German politicians have been using the summer break to tear into each other over whether police should be allowed to use a specific piece of software.

The software in question is a data analysis tool made by Palantir, a US company co-founded by billionaire Peter Thiel – an outspoken supporter of US president Donald Trump.

The software, called “Gotham”, connects different data sources to make them more useful for customers. Palantir offers it for a wide variety of use cases: The company’s website advertises videos of satellite constellations and soldiers monitoring drone feeds.

Some regional German police forces have been using a downsized version of the tool for years to connect different databases – but not without loud criticism over their legal basis being insufficient (or just missing outright). Civil society activists have started a lawsuit against Bavaria’s use of the software, for example.

Germany’s ministry of justice – now Christian-Democrat led – is also still checking whether use of Palantir’s software should be authorised at the federal level.

But German authorities are by far not the only ones using Palantir in Europe, as various press reports show. The company did not reply to Euractiv’s questions about which European authorities it has worked with.

Never let a good crisis go to waste

France’s Directorate-General for Internal Security extended an existing contract with Palantir in 2019, signed after the November 2015 terrorist attacks in Paris. Europol also used the company’s software in its taskforce responding to those attacks.

According to documents obtained by The Guardian, the results were so bad that the EU’s law enforcement agency considered suing Palantir – for example over its software’s “inability to properly visualize large datasets”.

Several countries including the Netherlands and Greece deployed another piece of Palantir software, Foundry, to monitor where Covid-19 cases could be found or how factors like road works could impact the spread of the virus.

The company has an entire health division whose product is being broadly rolled out in the US. In the UK, Palantir has had a £330 million NHS contract since 2023, though its rollout has faced delays, including due to staff scepticism.

In 2022, Russia’s invasion of Ukraine plunged Europe into crisis mode again. Once again, Palantir was quickly present, working with the Polish government to build a portal where Ukrainian war refugees could find job offers.

The company has also worked its way into the military realm.

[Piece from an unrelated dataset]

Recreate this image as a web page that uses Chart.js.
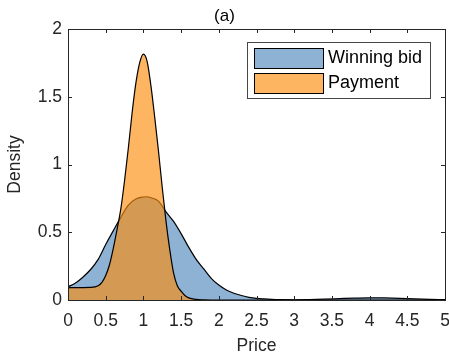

Earlier this year, the Western military alliance, NATO, made headlines for choosing Palantir for its Allied Command Operations, the alliance’s war room, to ease decision-making and military planning.

The move is a blow to France, which has long fought against Europeans’ reliance on the US across many key areas.

What’s the European alternative?

The problem is not that there are no European companies active in the same field.

Siren, a company headquartered in Ireland – with offices in other European countries as well as America and the Pacific – aggressively bills its own product as “the only true alternative” to Palantir.

“With global geopolitics shifting, we at Siren are seeing a growing demand for European investigative technologies,” it wrote in a blogpost, positioning its products as a plug-in alternative to Palantir that works without users having to completely switch to a closed vendor ecosystem.

But the argument has always been that no homegrown alternative can deliver as much as Palantir’s tools can – which is something that’s nearly impossible to judge from the outside.

Still, several German regions remain unconvinced.

Schleswig-Holstein, nestled between Denmark, and the Baltic and North seas, is continuing to look for options in Germany and Europe.

The region’s administration has ambitious tech sovereignty goals in other areas, too, trying to wean itself off Microsoft Office.

“It would be wrong to create a new dependency in another core sector of the state – the police – by procuring Palantir software,” the regional politician Jan Kürschner has said.

“The regions that went down this wrong path should turn around as soon as possible.”